The ever-present nine-member bunch represents another glitch in Malkovich's scheme. This one has to do with confusion over characters -- usually Valmont (Yannik Landrein) and Merteuil -- discussing, not to say dissing, a third character who's supposedly left the scene but is perched alertly right by them.

Okay, after a while, a patron gets used to the convention and even admires Malkovich's using young and little-known actors. And the irritation partially subsides over observing yet one more production where the actors are required to remain visible throughout. (Malkovich explains inconvincingly in a program note, and the tactic was also unconvincing, for instance, in Simon McBurney's 2008 All My Sons version.) The anachronistic introduction of cell phones and iPads -- also very déjà vu all over again -- is also tedious but can be dismissed

The larger problem is that Malkovich's decision is a blatantly directorial notion. It has a start-to-finish in-your-face quality. So there the audience resides, forever aware of direction and therefore less acutely focused on the script. Moreover, it may have slipped the actor-director's notice that offering the play as a rehearsal of the play causes confusion. Is the frequently uninflected delivery by most of the actors a function of their withholding full-out performances until they're actually facing a paying audience, or is their conversational tone what Malkovich sees as his idea of accurately reflecting the dominating decadents and their gulled victims?

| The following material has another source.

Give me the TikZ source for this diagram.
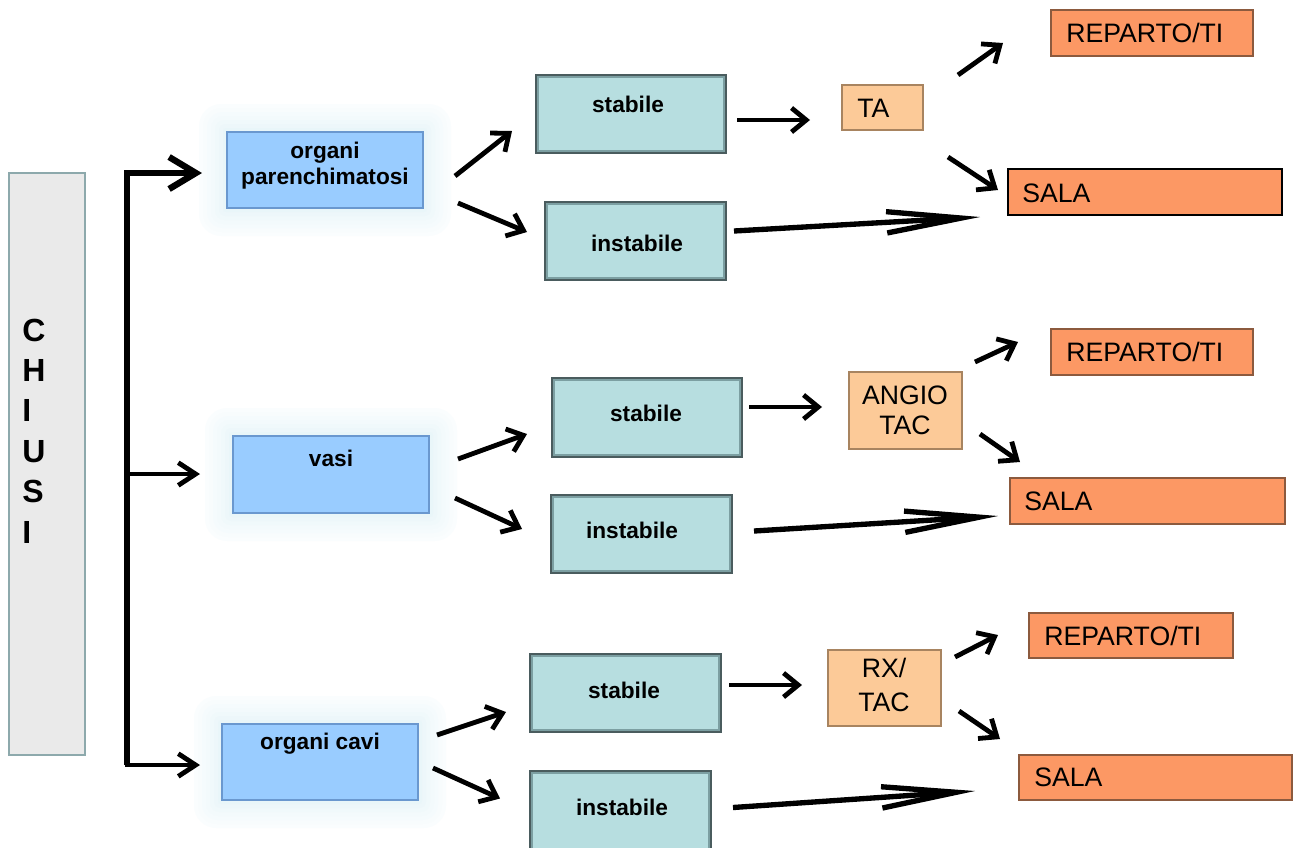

In this manner he's does a disservice to actors who too often seem as if they're holding back -- this is most true of Moulier and Landrein -- as well as to the ticket buyers who may be getting the message that what they're watching isn't a finished performance but a low-energy run-through for which they've paid full price.

Malkovich does rise to genuine excitement during Valmont's various seduction scenes, the ones with the virginal Cecile de Volanges (Agathe Le Bourdonnec) and the resistant Madame de Tourvel (Jina Djemba). He also ceases calling attention to himself whenever the randy courtesan Emilie (Lola Naymark) gets off her stage right or left seat to join the action. The famous scene where Valmont dictates a letter while using Emilie's naked back as his desk may be the enterprise's highlight. The duel at the denouement between Valmont and the not-so-callow-any-longer Chevalier Danceny (Mabo Kouyate) also becomes a genuinely theatrical turn.

Then again, there is the play, which still includes Laclos's situations and language. They remain shocking as a view into a corrupting civilization that doesn't look entirely dated more than two hundred years later. Valmont's slyly persuasive tactics, his guileful logic and Merteuil's undeterred revenge compulsion are up there with, among others, Iago's inflexible need to undo his supposed best friend, Othello. Laclos's work continues to serve as corollary to the saying that goes, "It's not enough to succeed, one's friends must fail."

When Laclos was starting the novel, he let a friend know he wanted to shock the world - -an early example of the intention to epater le bourgeoisie. That he did and continues to do, although I believe he could have scandalized the common folk even more had he not felt compelled to give le Vicomte de Valmont and la Marquise de Merteuil their eventual comeuppances. It's as if he's foreshadowing Hollywood's 1930 Hayes Code dictum that criminal deeds must be punished.

Maybe it's just me, but I think the shock-o-meter would register even higher if the novel's and then the play's nefarious pair get away not with actual murder -- they don't commit any of those- -b ut with their wholesale murder of reputations. So for me, Les Liaisons Dangereuses has an unsatisfying ending. But director Malkovich couldn't fix that one, whereas there are too many others he could have ameliorated.

In closing: One spot of bother he can eliminate immediately is Emilie's chanting a bit of "I Wanna Be Loved By You" as if she's Marilyn Monroe in Some Like It Hot. Hot, it's not.